Después de tres cuartos de hora, los créditos iniciales de la película aparecen en pantalla. Eso es indicativo de que el director Ryusuke Hamaguchi no lleva prisa por contarnos su historia. Tampoco tiene premura en subirnos al auto de Yusuke Kafuku (Hidetoshi Nishijima) para ser pasajeros, copilotos y conductores de su road movie del corazón hacia un destino que es necesario no solamente para él sino para nosotros: la importancia de hablar y escuchar.

Como espectadores viajamos junto a él después de atestiguar y enterarnos de una serie de sucesos dolorosos y desafortunados que a cualquier persona pueden alterar al grado del desquicio. Pero Yusuke calla, reprime. Eso no quiere decir que no sienta, pero su cuerpo aprisiona toda expresión. En ese sentido nos hace recordar a Julieta, el personaje femenino de Pedro Almodóvar en Julieta que es incapaz de llorar pese a que se consume de mortificación por dentro.

 

En este recorrido a través del único vehículo rojo que parece existir en las ciudades de Tokio e Hiroshima -un color tan significativo que nos remonta a su utilización para metáforas de las transiciones existenciales que ha de enfrentar un individuo (ojo al globo rojo que vuela en la feria dentro El callejón de las almas perdidas, de Guillermo del Toro, con relación a Stanton)-, Yusuke nos comparte su oficio como director teatral con la puesta en escena de El tío Vania, de Antón Chéjov. Se trata de una obra multicultural con un elenco conformado por actores y actrices que hablan japonés, mandarín, coreano y lenguaje de señas. 

Entre ese talento destaca Takatsuki (Masaki Okada), un joven al que identifica por haber sido amante de su esposa fallecida y al que le otorga el papel de Vania, personaje que en el texto de Chéjov siente atracción por Elena, cónyuge del profesor Aleksandr Serebriakov, eminencia que resulta ser un farsante y mantiene una confrontación con Vania. ¿Acaso la elección de Yusuke por Takatsuki es una forma de extender con sus realidades el ficticio deterioro del espíritu humano que plantea la obra? Puede ser.

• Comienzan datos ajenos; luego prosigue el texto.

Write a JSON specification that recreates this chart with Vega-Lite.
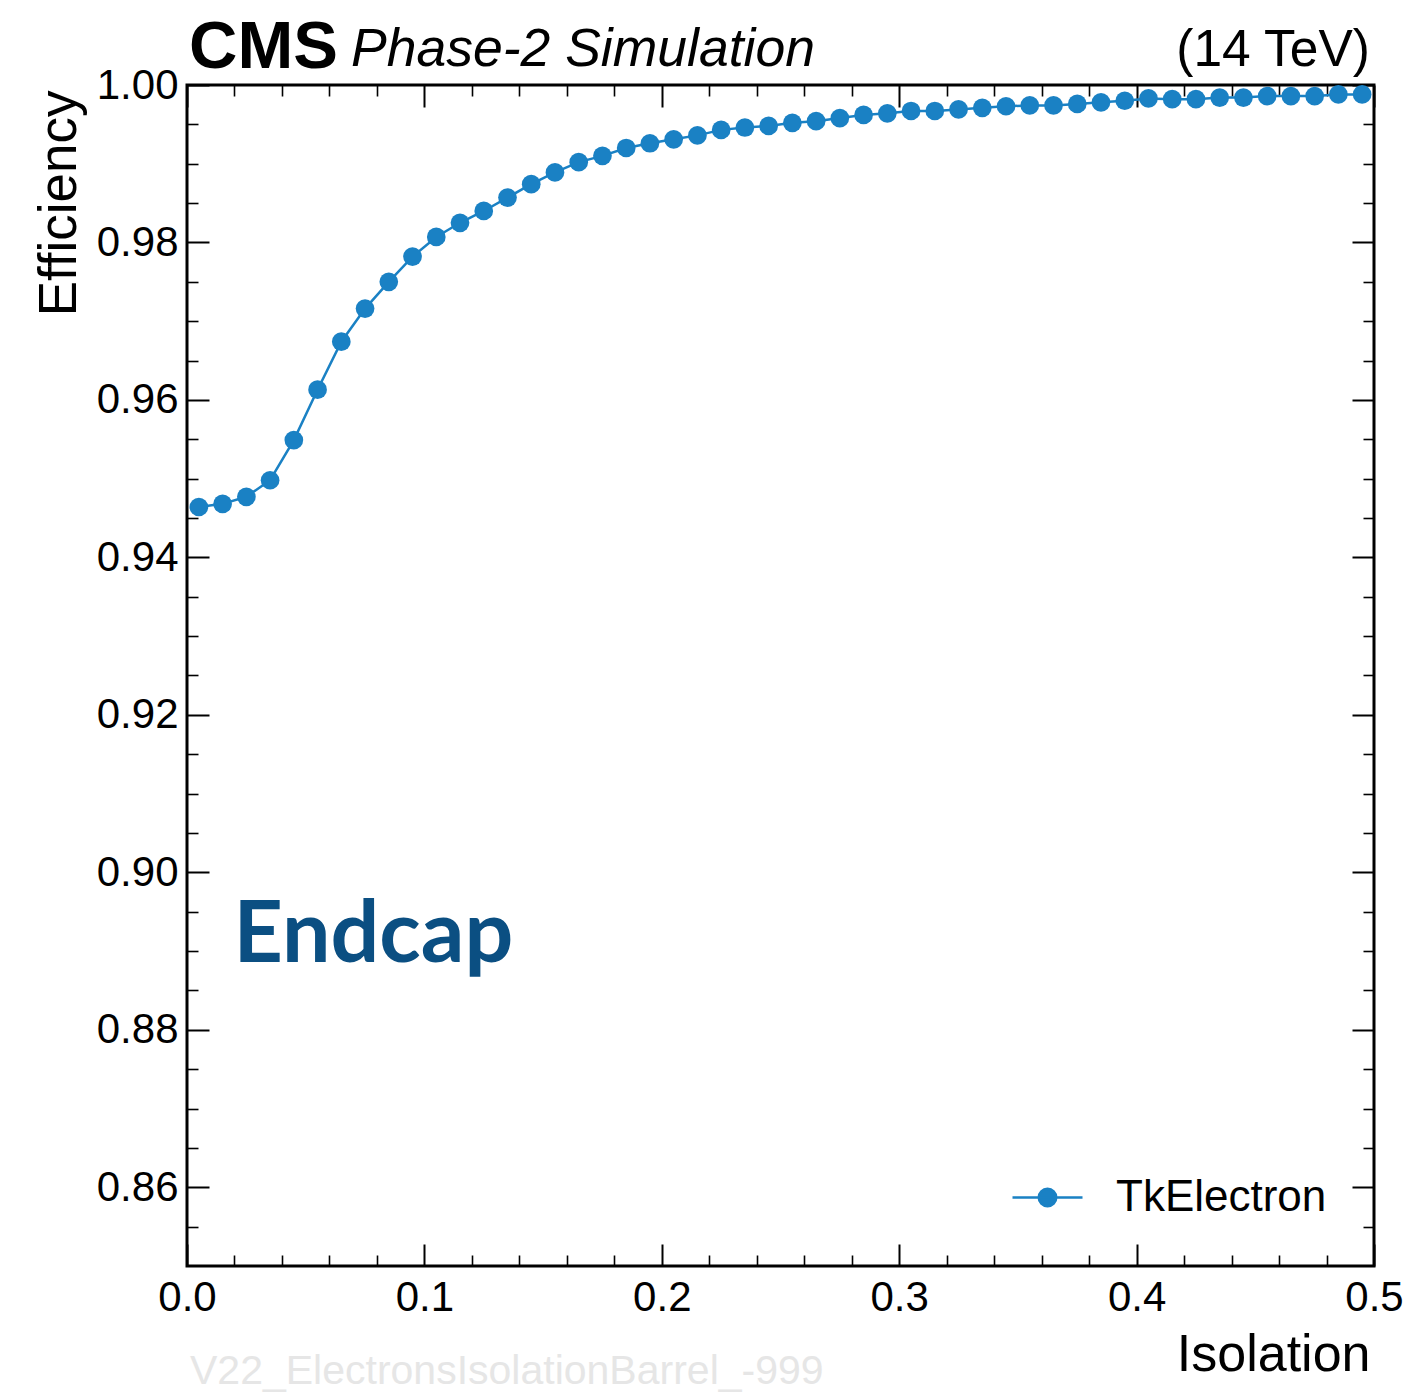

Pero fuera de bambalinas, con el hábito de ensayar los versos durante sus trayectos en el coche, Yusuke inicia una transformación cuando la compañía teatral que lo ha contratado le asigna a una conductora, Misaki (Toko Miura). En primera instancia, él rechaza esa atención alegando que le fascina conducir su auto (espacio donde se siente seguro y sereno consigo mismo). Sin embargo, accede.

A partir de ese momento deja de ser la persona al volante para ocupar el asiento trasero, de tener el control a compartirlo. Ya no es el responsable de frenar, acelerar o cambiar de velocidad. Así, sacado de su zona de protección emocional, Yusuke experimenta la vulnerabilidad y aprende a relacionarse con el otro, en este caso con Misaki, a través de la conversación. Y hablar implica también prestarle oídos a la otra parte. 

La opción de perder la cordura y volverse loco cuando el mundo se nos viene encima es válida, pero Ryusuke Hamaguchi nos extiende la invitación de retomar el uso de una herramienta eficaz para hallar la salida del laberinto o espiral que es el corazón: conversar y escuchar. Todos somos historias que, tarde o temprano, podemos concedernos la autorización de que alguien más conduzca nuestro carro, o de recibir permiso para conducir el auto de quien sin saberlo nos convierte en cómplices de un acto que lo libera de sus propias prisiones.